### TASK TO CARRY OUT:
Search the data below for "code"; list each line that holds it.

### SUPPLIED DATA:

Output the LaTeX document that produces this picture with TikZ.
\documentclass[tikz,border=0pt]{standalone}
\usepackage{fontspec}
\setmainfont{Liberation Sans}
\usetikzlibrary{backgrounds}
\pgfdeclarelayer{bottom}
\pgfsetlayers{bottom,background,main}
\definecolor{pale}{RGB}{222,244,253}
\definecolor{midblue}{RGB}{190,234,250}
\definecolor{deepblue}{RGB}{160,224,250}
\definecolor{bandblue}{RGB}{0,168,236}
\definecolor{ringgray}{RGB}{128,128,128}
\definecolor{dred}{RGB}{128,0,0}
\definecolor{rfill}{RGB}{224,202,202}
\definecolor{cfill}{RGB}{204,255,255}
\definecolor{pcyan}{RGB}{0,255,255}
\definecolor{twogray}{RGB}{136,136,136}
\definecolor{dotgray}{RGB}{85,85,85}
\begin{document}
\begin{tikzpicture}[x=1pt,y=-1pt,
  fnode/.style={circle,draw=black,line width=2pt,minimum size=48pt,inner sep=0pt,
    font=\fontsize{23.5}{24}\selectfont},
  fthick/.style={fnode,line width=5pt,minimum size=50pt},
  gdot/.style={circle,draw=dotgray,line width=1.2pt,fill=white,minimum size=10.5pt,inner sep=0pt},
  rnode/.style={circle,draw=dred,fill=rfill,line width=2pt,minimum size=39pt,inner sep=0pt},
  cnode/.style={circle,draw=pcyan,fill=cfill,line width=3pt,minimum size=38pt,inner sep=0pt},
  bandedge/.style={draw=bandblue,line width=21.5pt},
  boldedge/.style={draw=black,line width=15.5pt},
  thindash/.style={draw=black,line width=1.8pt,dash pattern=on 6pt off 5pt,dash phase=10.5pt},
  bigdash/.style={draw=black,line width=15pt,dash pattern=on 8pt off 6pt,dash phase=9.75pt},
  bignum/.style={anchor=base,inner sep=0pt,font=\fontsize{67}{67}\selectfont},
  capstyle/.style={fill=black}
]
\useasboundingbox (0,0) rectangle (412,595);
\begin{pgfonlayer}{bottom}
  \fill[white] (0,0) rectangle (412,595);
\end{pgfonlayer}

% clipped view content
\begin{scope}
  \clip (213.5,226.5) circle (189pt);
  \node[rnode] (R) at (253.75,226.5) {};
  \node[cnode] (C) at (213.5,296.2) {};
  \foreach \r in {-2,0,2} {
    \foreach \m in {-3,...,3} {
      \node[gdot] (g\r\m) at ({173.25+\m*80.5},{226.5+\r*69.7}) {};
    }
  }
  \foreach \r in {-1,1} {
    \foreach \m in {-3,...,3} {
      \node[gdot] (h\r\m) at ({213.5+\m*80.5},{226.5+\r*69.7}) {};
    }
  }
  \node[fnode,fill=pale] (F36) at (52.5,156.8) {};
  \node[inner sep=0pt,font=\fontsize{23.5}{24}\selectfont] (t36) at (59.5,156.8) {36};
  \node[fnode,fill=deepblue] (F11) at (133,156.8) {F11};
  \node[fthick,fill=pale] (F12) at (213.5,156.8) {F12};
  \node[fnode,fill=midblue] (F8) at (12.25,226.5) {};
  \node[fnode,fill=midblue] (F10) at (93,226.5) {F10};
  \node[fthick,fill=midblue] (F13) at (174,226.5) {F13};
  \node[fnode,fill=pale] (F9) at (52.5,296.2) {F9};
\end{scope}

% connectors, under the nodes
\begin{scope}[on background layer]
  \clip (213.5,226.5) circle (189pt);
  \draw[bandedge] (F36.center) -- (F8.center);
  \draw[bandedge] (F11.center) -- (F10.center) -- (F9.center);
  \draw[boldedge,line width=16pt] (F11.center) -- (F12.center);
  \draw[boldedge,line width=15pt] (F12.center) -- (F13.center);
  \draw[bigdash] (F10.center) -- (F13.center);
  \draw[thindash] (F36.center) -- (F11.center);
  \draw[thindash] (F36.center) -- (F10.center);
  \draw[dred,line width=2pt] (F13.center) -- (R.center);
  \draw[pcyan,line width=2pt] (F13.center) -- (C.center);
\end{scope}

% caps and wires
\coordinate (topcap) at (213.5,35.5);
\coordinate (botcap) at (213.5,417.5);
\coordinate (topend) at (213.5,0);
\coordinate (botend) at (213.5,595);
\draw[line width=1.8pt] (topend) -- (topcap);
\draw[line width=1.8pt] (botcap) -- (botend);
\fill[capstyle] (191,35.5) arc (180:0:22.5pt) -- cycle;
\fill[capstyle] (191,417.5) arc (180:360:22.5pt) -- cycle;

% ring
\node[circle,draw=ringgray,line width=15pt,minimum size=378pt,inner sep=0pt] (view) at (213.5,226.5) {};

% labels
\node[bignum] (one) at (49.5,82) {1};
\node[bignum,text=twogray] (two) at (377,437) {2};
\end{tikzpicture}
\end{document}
==
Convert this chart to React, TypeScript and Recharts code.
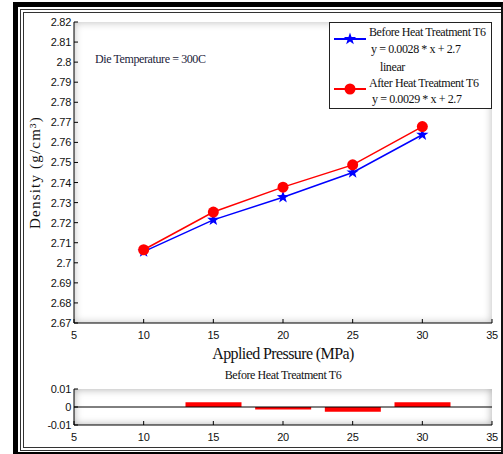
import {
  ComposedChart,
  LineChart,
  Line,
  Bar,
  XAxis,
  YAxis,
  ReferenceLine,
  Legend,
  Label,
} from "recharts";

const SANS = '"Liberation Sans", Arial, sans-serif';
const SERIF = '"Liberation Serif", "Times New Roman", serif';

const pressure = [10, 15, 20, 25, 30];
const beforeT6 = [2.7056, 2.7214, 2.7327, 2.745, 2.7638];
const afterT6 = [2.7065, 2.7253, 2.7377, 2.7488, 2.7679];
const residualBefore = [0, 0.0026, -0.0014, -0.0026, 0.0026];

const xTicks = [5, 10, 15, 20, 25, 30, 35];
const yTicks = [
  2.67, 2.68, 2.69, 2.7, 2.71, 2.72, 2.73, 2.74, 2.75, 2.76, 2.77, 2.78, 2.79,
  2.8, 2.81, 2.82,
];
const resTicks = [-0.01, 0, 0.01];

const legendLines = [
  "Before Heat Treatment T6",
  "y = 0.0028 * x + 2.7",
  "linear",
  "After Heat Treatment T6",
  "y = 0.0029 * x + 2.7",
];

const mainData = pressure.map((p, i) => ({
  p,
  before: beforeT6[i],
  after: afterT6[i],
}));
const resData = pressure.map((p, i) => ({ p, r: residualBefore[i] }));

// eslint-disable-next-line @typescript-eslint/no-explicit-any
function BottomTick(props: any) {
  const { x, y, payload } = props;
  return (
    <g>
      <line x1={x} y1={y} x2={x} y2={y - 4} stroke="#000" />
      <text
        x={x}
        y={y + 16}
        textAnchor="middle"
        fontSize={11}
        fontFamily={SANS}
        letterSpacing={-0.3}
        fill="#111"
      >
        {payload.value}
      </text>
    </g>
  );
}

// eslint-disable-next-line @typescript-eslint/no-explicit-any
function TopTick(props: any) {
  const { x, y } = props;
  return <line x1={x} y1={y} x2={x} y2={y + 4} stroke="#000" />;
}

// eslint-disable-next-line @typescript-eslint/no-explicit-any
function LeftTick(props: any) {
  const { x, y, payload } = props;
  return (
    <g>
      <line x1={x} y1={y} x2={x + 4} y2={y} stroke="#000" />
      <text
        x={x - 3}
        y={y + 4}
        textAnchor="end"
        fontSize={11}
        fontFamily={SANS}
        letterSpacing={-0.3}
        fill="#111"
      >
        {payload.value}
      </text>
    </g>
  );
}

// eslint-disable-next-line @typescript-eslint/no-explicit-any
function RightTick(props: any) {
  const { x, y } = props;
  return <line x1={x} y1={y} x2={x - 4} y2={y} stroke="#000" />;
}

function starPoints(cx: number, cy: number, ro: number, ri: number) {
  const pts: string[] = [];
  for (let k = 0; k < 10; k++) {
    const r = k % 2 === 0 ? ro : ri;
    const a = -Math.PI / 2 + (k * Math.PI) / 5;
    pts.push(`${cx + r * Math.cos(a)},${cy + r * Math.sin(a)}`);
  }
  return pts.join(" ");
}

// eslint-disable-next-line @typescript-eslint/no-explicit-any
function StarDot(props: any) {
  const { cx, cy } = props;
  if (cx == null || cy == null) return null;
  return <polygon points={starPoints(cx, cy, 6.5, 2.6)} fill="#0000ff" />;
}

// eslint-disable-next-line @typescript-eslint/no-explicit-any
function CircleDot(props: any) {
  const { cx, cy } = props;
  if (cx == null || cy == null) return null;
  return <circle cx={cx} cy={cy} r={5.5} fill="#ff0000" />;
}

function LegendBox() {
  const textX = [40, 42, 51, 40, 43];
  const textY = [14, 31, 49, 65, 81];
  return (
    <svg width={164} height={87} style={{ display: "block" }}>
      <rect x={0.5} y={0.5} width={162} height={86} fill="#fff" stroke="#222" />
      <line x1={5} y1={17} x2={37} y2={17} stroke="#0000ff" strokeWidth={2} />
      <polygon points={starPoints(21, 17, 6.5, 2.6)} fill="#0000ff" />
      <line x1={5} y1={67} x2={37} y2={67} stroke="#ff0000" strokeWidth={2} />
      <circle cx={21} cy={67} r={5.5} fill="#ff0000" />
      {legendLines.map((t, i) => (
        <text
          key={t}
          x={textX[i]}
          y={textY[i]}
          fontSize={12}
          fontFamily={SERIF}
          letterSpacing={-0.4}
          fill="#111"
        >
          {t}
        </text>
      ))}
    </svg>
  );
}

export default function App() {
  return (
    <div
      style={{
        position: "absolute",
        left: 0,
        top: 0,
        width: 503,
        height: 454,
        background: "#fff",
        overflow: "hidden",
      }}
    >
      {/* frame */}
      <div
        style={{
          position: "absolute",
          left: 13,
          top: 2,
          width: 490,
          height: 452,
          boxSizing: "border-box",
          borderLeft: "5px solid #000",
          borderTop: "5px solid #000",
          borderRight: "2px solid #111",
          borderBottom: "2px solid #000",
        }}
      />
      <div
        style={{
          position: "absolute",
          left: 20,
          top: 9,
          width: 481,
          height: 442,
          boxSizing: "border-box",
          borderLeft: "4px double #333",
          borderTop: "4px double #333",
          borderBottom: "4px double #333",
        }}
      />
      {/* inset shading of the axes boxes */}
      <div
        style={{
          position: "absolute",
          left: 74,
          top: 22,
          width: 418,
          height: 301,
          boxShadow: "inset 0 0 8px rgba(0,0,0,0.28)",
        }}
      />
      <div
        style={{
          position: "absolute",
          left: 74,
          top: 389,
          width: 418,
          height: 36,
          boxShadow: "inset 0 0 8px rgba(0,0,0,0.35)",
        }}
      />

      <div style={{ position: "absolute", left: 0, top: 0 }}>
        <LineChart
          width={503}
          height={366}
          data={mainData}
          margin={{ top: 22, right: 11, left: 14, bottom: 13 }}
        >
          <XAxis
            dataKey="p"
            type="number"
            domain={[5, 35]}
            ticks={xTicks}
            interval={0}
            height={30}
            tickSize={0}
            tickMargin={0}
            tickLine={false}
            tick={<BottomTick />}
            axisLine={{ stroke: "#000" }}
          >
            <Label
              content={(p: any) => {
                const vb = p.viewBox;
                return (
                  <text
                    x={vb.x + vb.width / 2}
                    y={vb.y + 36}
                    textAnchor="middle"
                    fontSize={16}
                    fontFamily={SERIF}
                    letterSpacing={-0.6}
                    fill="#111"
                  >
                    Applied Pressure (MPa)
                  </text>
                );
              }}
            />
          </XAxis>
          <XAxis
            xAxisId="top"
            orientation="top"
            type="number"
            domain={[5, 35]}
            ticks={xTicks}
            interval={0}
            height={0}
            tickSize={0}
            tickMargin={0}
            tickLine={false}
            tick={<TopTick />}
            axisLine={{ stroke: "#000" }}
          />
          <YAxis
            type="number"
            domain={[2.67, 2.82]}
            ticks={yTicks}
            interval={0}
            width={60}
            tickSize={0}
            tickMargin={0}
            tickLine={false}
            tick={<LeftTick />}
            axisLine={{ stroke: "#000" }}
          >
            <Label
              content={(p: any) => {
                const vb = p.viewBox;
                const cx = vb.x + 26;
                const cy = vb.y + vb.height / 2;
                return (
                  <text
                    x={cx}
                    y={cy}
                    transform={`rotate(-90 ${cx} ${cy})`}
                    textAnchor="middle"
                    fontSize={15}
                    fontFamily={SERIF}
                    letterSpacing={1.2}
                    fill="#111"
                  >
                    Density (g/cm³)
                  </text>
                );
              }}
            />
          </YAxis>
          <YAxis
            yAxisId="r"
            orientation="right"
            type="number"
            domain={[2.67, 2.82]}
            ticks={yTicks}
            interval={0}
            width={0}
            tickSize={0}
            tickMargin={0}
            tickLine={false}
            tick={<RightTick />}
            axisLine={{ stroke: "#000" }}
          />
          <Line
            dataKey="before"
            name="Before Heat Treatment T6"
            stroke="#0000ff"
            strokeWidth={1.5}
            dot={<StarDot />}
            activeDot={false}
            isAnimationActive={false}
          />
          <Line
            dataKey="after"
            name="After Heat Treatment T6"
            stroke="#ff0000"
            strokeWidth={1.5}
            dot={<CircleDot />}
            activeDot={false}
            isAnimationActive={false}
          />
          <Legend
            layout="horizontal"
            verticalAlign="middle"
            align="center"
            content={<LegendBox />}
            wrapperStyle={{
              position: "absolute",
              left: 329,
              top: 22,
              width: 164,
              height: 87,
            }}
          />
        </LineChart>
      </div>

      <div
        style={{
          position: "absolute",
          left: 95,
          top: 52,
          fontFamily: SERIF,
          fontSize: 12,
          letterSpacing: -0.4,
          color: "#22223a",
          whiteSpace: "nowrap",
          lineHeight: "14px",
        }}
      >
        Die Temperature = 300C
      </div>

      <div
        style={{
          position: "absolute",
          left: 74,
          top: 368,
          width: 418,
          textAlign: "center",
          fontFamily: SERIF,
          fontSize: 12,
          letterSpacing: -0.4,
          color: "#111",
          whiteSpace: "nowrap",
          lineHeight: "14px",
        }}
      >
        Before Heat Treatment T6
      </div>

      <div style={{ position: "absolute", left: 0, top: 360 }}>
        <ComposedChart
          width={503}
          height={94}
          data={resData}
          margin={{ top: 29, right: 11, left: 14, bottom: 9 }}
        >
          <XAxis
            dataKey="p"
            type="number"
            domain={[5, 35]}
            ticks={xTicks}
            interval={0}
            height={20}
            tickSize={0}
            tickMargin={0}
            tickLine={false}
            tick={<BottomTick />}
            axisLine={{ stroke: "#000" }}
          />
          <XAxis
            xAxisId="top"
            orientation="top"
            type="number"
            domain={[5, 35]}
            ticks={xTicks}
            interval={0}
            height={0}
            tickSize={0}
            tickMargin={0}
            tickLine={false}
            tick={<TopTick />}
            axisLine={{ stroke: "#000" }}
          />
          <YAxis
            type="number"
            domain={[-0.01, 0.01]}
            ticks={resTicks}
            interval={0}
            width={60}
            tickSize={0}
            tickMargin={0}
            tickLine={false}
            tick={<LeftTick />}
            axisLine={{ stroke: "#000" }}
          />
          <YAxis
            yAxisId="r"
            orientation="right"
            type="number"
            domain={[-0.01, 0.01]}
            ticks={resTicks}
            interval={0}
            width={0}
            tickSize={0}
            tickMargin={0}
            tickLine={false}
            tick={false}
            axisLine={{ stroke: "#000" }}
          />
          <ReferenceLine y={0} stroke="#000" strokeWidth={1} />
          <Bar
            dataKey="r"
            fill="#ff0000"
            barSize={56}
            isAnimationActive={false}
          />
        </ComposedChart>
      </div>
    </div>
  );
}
--
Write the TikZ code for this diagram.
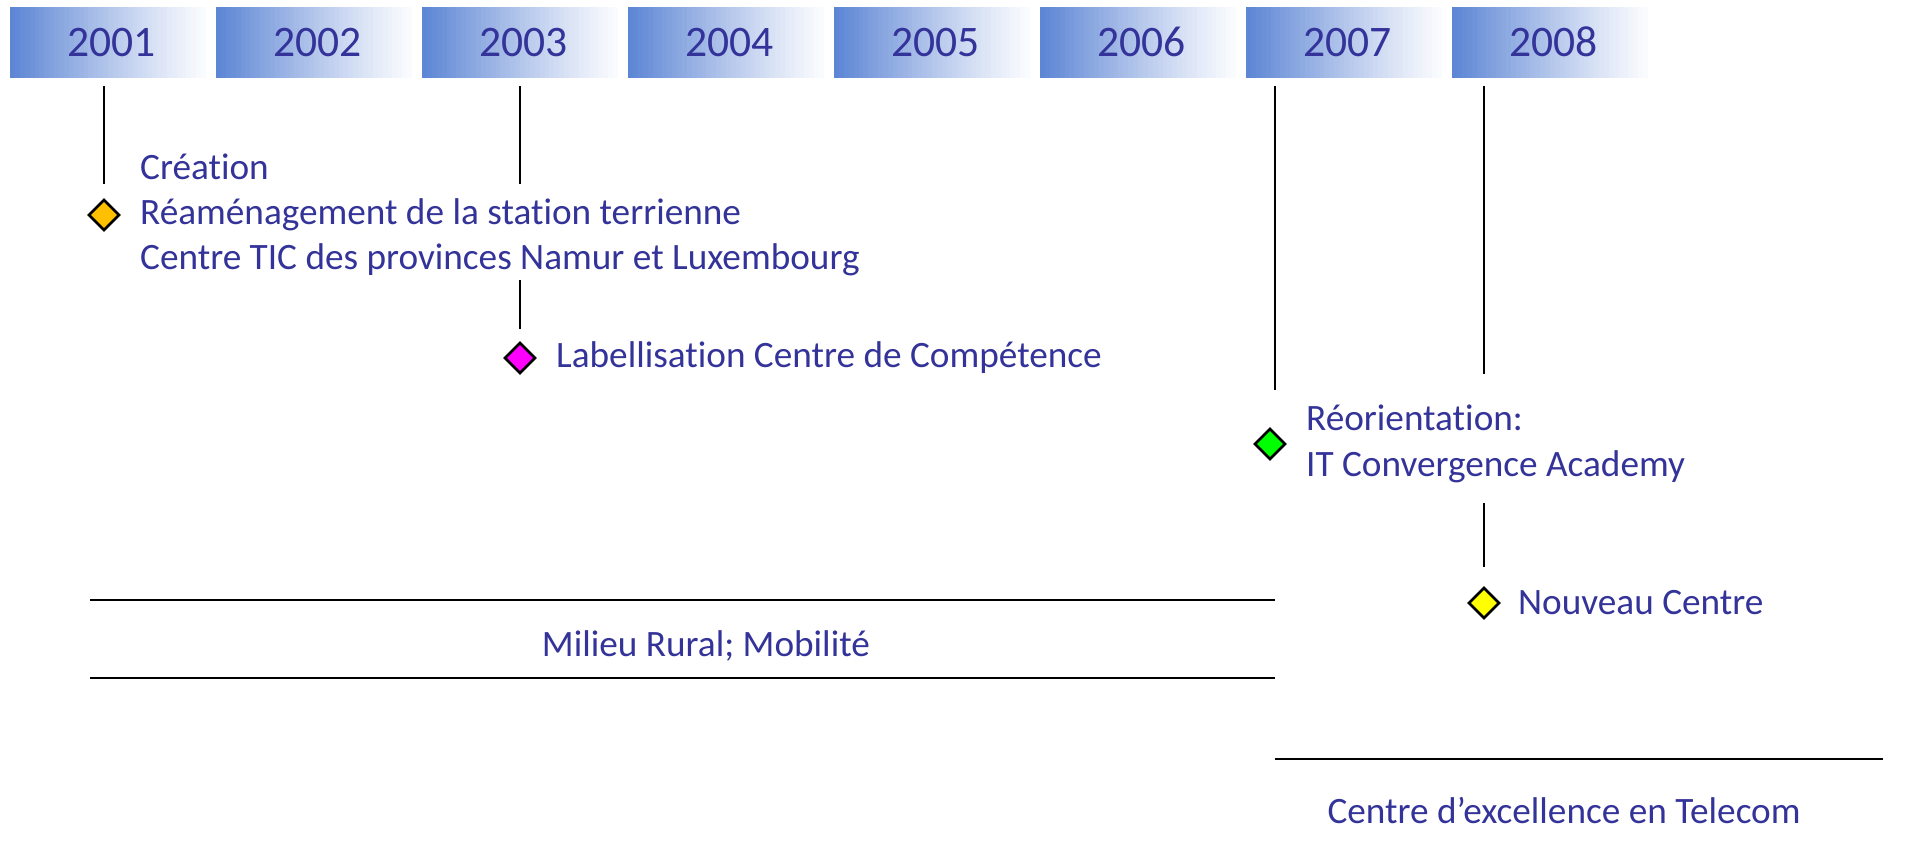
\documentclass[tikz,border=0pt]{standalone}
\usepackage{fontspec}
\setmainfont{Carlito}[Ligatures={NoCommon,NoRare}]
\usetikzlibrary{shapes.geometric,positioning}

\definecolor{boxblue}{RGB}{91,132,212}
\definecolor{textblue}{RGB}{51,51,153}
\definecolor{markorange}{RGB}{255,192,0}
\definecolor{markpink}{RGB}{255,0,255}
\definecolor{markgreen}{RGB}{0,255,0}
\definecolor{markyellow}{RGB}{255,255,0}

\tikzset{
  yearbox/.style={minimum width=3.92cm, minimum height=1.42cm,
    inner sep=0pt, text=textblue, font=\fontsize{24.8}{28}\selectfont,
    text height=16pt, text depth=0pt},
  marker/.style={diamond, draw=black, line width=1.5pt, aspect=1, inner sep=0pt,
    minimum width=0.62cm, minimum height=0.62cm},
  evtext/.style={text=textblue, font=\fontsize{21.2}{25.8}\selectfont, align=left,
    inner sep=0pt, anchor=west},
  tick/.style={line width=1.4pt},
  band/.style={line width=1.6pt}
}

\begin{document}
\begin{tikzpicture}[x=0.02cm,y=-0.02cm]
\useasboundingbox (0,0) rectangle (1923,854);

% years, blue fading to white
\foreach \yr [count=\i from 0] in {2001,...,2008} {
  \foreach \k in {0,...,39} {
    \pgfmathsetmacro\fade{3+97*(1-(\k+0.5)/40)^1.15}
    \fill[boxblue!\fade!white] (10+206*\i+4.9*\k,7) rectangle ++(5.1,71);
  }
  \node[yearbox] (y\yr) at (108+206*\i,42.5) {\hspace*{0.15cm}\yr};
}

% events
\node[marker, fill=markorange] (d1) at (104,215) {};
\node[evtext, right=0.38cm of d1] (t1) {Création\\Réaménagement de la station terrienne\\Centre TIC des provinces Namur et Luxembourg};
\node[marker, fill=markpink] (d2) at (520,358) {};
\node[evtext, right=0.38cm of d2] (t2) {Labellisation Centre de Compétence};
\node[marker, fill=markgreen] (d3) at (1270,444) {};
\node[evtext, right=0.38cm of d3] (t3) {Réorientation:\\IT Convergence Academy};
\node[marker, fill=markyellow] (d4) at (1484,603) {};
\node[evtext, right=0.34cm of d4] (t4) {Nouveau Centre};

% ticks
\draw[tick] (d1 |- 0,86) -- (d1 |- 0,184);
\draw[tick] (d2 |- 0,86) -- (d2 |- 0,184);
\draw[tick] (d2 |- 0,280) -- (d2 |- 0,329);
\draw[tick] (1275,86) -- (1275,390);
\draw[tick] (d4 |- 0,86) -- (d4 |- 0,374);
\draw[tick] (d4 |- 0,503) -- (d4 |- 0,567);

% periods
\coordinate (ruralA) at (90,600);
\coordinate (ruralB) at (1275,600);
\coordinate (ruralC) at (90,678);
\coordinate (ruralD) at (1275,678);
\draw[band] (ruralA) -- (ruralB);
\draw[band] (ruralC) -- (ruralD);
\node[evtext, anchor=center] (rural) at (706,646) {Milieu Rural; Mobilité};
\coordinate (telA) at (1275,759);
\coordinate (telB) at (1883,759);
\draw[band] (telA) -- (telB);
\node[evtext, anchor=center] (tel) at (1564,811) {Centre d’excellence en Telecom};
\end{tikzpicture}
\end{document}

### THE COMPLETED TASK:
Convert this chart to React, TypeScript and Recharts code.
Write the TikZ code for this diagram.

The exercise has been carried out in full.